This moment forever changed colonial-indigenous relations

On March 22, 1622, Powhatan fighters killed 347 English settlers in Virginia. The English quickly called it a “massacre”. The colony, founded in 1607, could have collapsed. Instead, the survivors, supported by reinforcements and new weapons from England, launched a deadly series of reprisals. By the time active hostility ended in 1624, settlers and new recruits from England had probably killed more Aboriginal people than the number of colonial casualties in 1622.

This year marks the 400th anniversary of the bloody encounter that shocked settlers and English policymakers and investors abroad. There have been other notable colonial-era anniversaries in Virginia recently: the August 1619 arrival of the first enslaved Africans and the July 1619 establishment of a locally elected colonial assembly (later known as of House of Burgesses), the first self-government in North America.

As a historian who has written about the difficulties faced by the English in establishing a presence in North America, I believe that the violence that began on March 22, 1622 represented a watershed moment in American history. Before that fateful day, records show that English settlers had hoped to coexist with Native Americans around the Chesapeake Bay. While there had been violence from 1609 to 1614 in what historians call the First Anglo-Powhatan War, the English in Virginia believed they had finally established good relations with the Powhatans, a confederacy of about 30 related communities to a chief named Wahunsonacock – or Powhatan in English.

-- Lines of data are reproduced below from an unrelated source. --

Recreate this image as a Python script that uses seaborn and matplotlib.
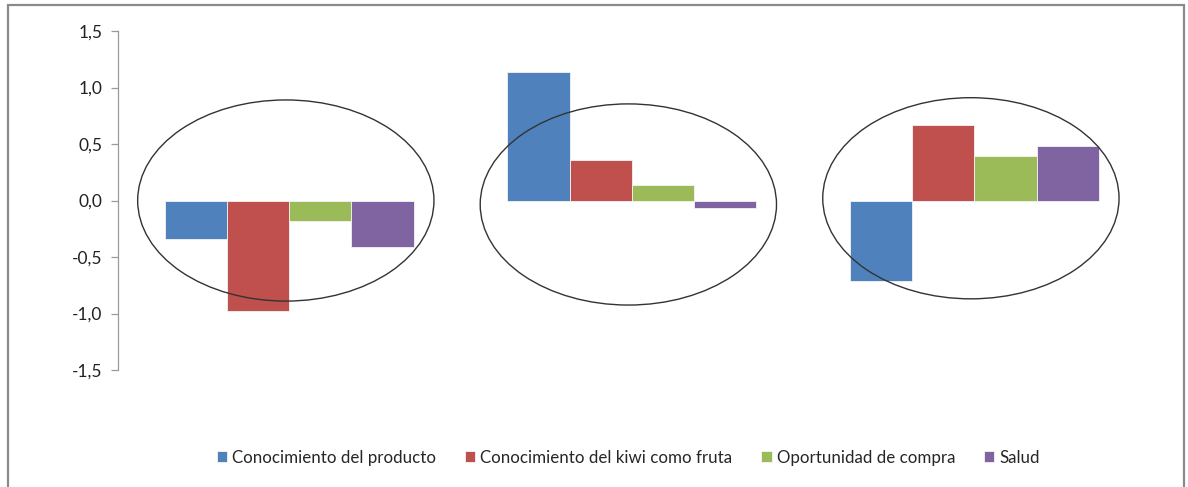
import matplotlib
matplotlib.use("Agg")
import matplotlib.pyplot as plt
from matplotlib.patches import Ellipse, Rectangle
from matplotlib.ticker import FuncFormatter
import seaborn as sns
import pandas as pd

# Factor scores per cluster
grupos = ["Grupo 1", "Grupo 2", "Grupo 3"]
series = ["Conocimiento del producto", "Conocimiento del kiwi como fruta",
          "Oportunidad de compra", "Salud"]
conocimiento_producto = [-0.34, 1.14, -0.71]
conocimiento_kiwi = [-0.98, 0.36, 0.67]
oportunidad_compra = [-0.18, 0.14, 0.39]
salud = [-0.41, -0.07, 0.48]
colores = ["#4F81BD", "#C0504D", "#9BBB59", "#8064A2"]

valores = [conocimiento_producto, conocimiento_kiwi, oportunidad_compra, salud]
df = pd.DataFrame([
    {"grupo": g, "factor": s, "valor": v}
    for s, vals in zip(series, valores)
    for g, v in zip(grupos, vals)
])

sns.set_theme(style="white")
plt.rcParams["font.family"] = ["Lato", "DejaVu Sans"]

fig = plt.figure(figsize=(11.88, 4.87), dpi=100)
ax = fig.add_axes([0.0993, 0.2402, 0.8650, 0.6961])

sns.barplot(data=df, x="grupo", y="valor", hue="factor", order=grupos,
            hue_order=series, palette=colores, width=0.727, saturation=1,
            edgecolor="#f4f4f4", linewidth=0.6, ax=ax, legend=True)

# Circle each cluster of bars
for cx, cy in [(-0.01, 0.0), (-0.01 + 1, -0.035), (-0.01 + 2, 0.02)]:
    ax.add_patch(Ellipse((cx, cy), 0.865, 1.78, fill=False,
                         edgecolor="#333333", linewidth=1.0, zorder=5))

ax.set_ylim(-1.5, 1.5)
ax.set_xlim(-0.5, 2.5)
ax.set_yticks([-1.5, -1.0, -0.5, 0.0, 0.5, 1.0, 1.5])
ax.yaxis.set_major_formatter(FuncFormatter(lambda v, p: f"{v:.1f}".replace(".", ",")))
ax.set_xticks([])
ax.set_xlabel("")
ax.set_ylabel("")
for side in ["top", "right", "bottom"]:
    ax.spines[side].set_visible(False)
ax.spines["left"].set_color("#9a9a9a")
ax.spines["left"].set_linewidth(0.9)
ax.tick_params(axis="y", which="major", left=True, length=5, width=0.9,
               color="#9a9a9a", labelsize=12.5, labelcolor="#222222", pad=6)

handles, labels = ax.get_legend_handles_labels()
ax.legend_.remove()
fig.legend(handles, labels, loc="center", bbox_to_anchor=(0.529, 0.06),
           ncol=4, frameon=False, fontsize=12.2, handlelength=0.6,
           handleheight=0.6, handletextpad=0.3, columnspacing=1.7)

# Outer chart border (open at the bottom edge)
fig.patches.append(Rectangle((0.0065, -0.05), 0.9905, 1.04, transform=fig.transFigure,
                             fill=False, edgecolor="#8a8a8a", linewidth=1.6))

fig.savefig("out.png", dpi=100)
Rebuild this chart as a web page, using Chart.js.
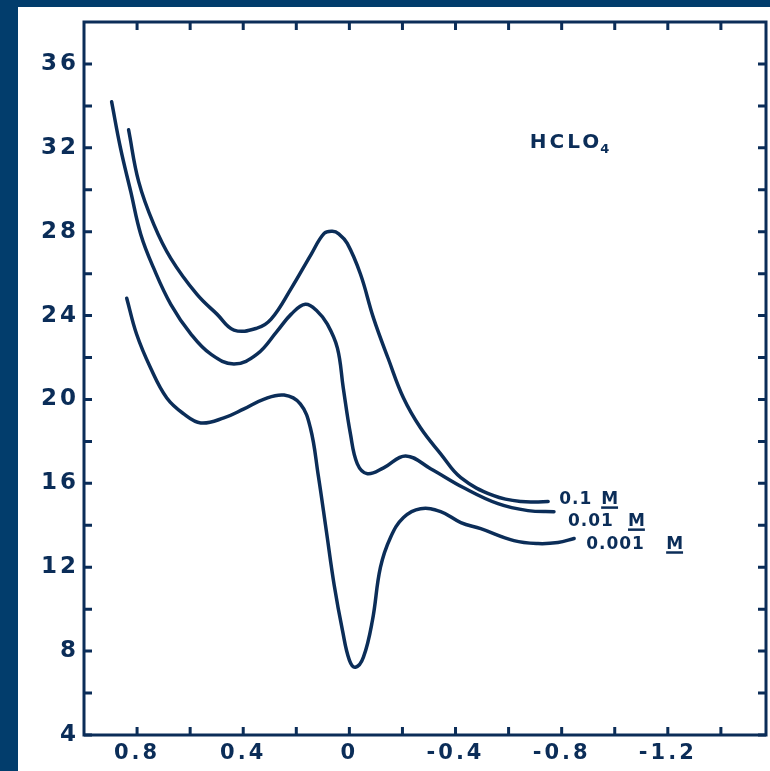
<!DOCTYPE html>
<html><head><meta charset="utf-8">
<script src="https://cdn.jsdelivr.net/npm/chart.js@4.4.1/dist/chart.umd.min.js"></script>
<style>html,body{margin:0;padding:0;background:#fff;overflow:hidden}#wrap{width:770px;height:771px;position:relative}canvas{display:block}</style>
</head><body><div id="wrap"><canvas id="c" width="770" height="771"></canvas></div>
<script>
// ---- data ----
const xMajorTicks = [0.8, 0.4, 0, -0.4, -0.8, -1.2];
const xMajorLabels = ['0.8', '0.4', '0', '-0.4', '-0.8', '-1.2'];
const xMinorTicks = [0.6, 0.2, -0.2, -0.6, -1.0, -1.4];
const yMajorTicks = [36, 32, 28, 24, 20, 16, 12, 8, 4];
const yMajorLabels = ['36', '32', '28', '24', '20', '16', '12', '8', '4'];
const yMinorTicks = [34, 30, 26, 22, 18, 14, 10, 6];
const seriesNumbers = ['0.1', '0.01', '0.001'];
const seriesUnit = 'M';
const electrolyte = 'HCLO';
const electrolyteSub = '4';

const x_01 = [0.832, 0.794, 0.737, 0.673, 0.575, 0.499, 0.435, 0.348, 0.295, 0.219, 0.144, 0.095, 0.064, 0.040, 0.008, -0.042, -0.091, -0.147, -0.204, -0.268, -0.344, -0.420, -0.544, -0.647, -0.749];
const y_01 = [32.86, 30.39, 28.35, 26.73, 25.02, 24.07, 23.31, 23.40, 23.83, 25.30, 26.92, 27.92, 28.02, 27.90, 27.44, 25.97, 23.88, 21.93, 20.07, 18.65, 17.41, 16.27, 15.41, 15.13, 15.13];

const x_001 = [0.896, 0.862, 0.824, 0.786, 0.737, 0.673, 0.597, 0.522, 0.435, 0.348, 0.272, 0.219, 0.166, 0.121, 0.083, 0.045, 0.023, -0.004, -0.030, -0.068, -0.129, -0.212, -0.306, -0.431, -0.560, -0.673, -0.771];
const y_001 = [34.20, 31.96, 29.92, 27.87, 26.25, 24.54, 23.12, 22.16, 21.69, 22.16, 23.26, 24.07, 24.54, 24.21, 23.59, 22.45, 20.55, 18.36, 16.93, 16.46, 16.74, 17.31, 16.70, 15.79, 15.03, 14.70, 14.65];

const x_0001 = [0.839, 0.802, 0.749, 0.688, 0.624, 0.560, 0.473, 0.397, 0.321, 0.246, 0.185, 0.147, 0.117, 0.087, 0.057, 0.026, 0.000, -0.023, -0.053, -0.087, -0.117, -0.155, -0.204, -0.268, -0.344, -0.420, -0.495, -0.620, -0.711, -0.786, -0.847];
const y_0001 = [24.83, 23.12, 21.50, 20.07, 19.31, 18.88, 19.12, 19.55, 20.02, 20.21, 19.79, 18.65, 16.36, 13.75, 11.13, 8.99, 7.57, 7.23, 7.71, 9.47, 11.99, 13.42, 14.37, 14.79, 14.65, 14.13, 13.84, 13.27, 13.13, 13.18, 13.37];

// ---- styles ----
const INK = '#0b2d58';
const FRAME = '#023d6c';
const FONT = '"DejaVu Sans", sans-serif';

const pts = (xs, ys) => xs.map((x, i) => ({x: x, y: ys[i]}));
const allX = xMajorTicks.concat(xMinorTicks).sort((a, b) => b - a);
const allY = yMajorTicks.concat(yMinorTicks).sort((a, b) => b - a);
const near = (a, b) => Math.abs(a - b) < 1e-6;

const framePlugin = {
  id: 'frame',
  beforeDraw(chart) {
    const ctx = chart.ctx;
    ctx.save();
    ctx.fillStyle = FRAME;
    ctx.fillRect(0, 0, chart.width, chart.height);
    ctx.fillStyle = '#ffffff';
    ctx.fillRect(18, 7, chart.width - 18, chart.height - 7);
    ctx.restore();
    ctx.letterSpacing = '3px';
  },
  afterDraw(chart) {
    const ctx = chart.ctx;
    const a = chart.chartArea;
    const xs = chart.scales.x, ys = chart.scales.y;
    ctx.save();
    ctx.letterSpacing = '0px';
    ctx.strokeStyle = INK;
    ctx.lineWidth = 3;
    ctx.lineCap = 'square';
    ctx.strokeRect(a.left, a.top, a.right - a.left, a.bottom - a.top);
    ctx.lineCap = 'butt';
    const L = 8;
    allY.forEach(v => {
      const p = ys.getPixelForValue(v);
      ctx.beginPath();
      ctx.moveTo(a.left, p); ctx.lineTo(a.left + L, p);
      ctx.moveTo(a.right, p); ctx.lineTo(a.right - L, p);
      ctx.stroke();
    });
    allX.forEach(v => {
      const p = xs.getPixelForValue(v);
      ctx.beginPath();
      ctx.moveTo(p, a.bottom); ctx.lineTo(p, a.bottom - L);
      ctx.moveTo(p, a.top); ctx.lineTo(p, a.top + L);
      ctx.stroke();
    });
    // series labels at curve ends
    const offs = [[11, 2, 42], [14, 14, 60], [12, 10, 80]];
    ctx.fillStyle = INK;
    ctx.font = 'bold 17px ' + FONT;
    ctx.textBaseline = 'alphabetic';
    ctx.letterSpacing = '1px';
    chart.data.datasets.forEach((ds, i) => {
      const last = ds.data[ds.data.length - 1];
      const px = xs.getPixelForValue(last.x) + offs[i][0];
      const py = ys.getPixelForValue(last.y) + offs[i][1];
      ctx.fillText(seriesNumbers[i], px, py);
      const mx = px + offs[i][2];
      ctx.fillText(seriesUnit, mx, py);
      const w = ctx.measureText(seriesUnit).width - 1;
      ctx.lineWidth = 2.5;
      ctx.beginPath();
      ctx.moveTo(mx, py + 4); ctx.lineTo(mx + w, py + 4);
      ctx.stroke();
    });
    // electrolyte label
    ctx.font = 'bold 20px ' + FONT;
    ctx.letterSpacing = '3px';
    const hx = xs.getPixelForValue(-0.68), hy = ys.getPixelForValue(32.0);
    ctx.fillText(electrolyte, hx, hy);
    const hw = ctx.measureText(electrolyte).width;
    ctx.font = 'bold 13px ' + FONT;
    ctx.fillText(electrolyteSub, hx + hw - 2, hy + 5);
    ctx.restore();
  }
};

new Chart(document.getElementById('c'), {
  type: 'line',
  data: {
    datasets: [
      {label: '0.1 M', data: pts(x_01, y_01)},
      {label: '0.01 M', data: pts(x_001, y_001)},
      {label: '0.001 M', data: pts(x_0001, y_0001)}
    ].map(d => Object.assign(d, {
      borderColor: INK, borderWidth: 3.5, pointRadius: 0, fill: false,
      tension: 0.4, borderCapStyle: 'round', borderJoinStyle: 'round'
    }))
  },
  options: {
    responsive: false,
    devicePixelRatio: 1,
    animation: false,
    events: [],
    layout: {padding: {left: 0, top: 22, right: 4, bottom: 0}},
    plugins: {legend: {display: false}, tooltip: {enabled: false}},
    scales: {
      x: {
        type: 'linear', reverse: true, min: -1.57, max: 1.0,
        afterBuildTicks: s => { s.ticks = allX.map(v => ({value: v})); },
        afterFit: s => { s.height = 36; },
        grid: {display: false, drawTicks: false},
        border: {display: false},
        ticks: {
          autoSkip: false, maxRotation: 0, padding: 6, color: INK,
          font: {family: FONT, size: 21, weight: 'bold'},
          callback: v => { const k = xMajorTicks.findIndex(t => near(t, v)); return k >= 0 ? xMajorLabels[k] : ''; }
        }
      },
      y: {
        type: 'linear', min: 4, max: 38,
        afterBuildTicks: s => { s.ticks = allY.map(v => ({value: v})); },
        afterFit: s => { s.width = 84; },
        grid: {display: false, drawTicks: false},
        border: {display: false},
        ticks: {
          autoSkip: false, padding: 5, color: INK,
          font: {family: FONT, size: 23, weight: 'bold'},
          callback: v => { const k = yMajorTicks.findIndex(t => near(t, v)); return k >= 0 ? yMajorLabels[k] : ''; }
        }
      }
    }
  },
  plugins: [framePlugin]
});
</script></body></html>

On April 5, 1614, Wahunsonacock’s daughter Pocahontas (also known as Matoaka) married John Rolfe, a colonial official who had been active during the war. She was probably 17 or 18 at the time. Marriage was more than the union of two souls. The Powhatans and the English thought the union might cement an alliance between them.

In January 1615, Pocahontas gave birth to their son Thomas. Soon after, the family sailed for England. Pocahontas converted to Christianity and took the name Rebecca. In 1616 she posed for a portrait by the engraver Simon van de Passe, who depicted her dressed as an elite English woman in a classical Renaissance-style pose. Although it might be tempting to view her adoption of European dress and customs as a form of oppression, contemporary English observers believed that the transformed Pocahontas proved that the English could convert Native Americans to their vision of civilization.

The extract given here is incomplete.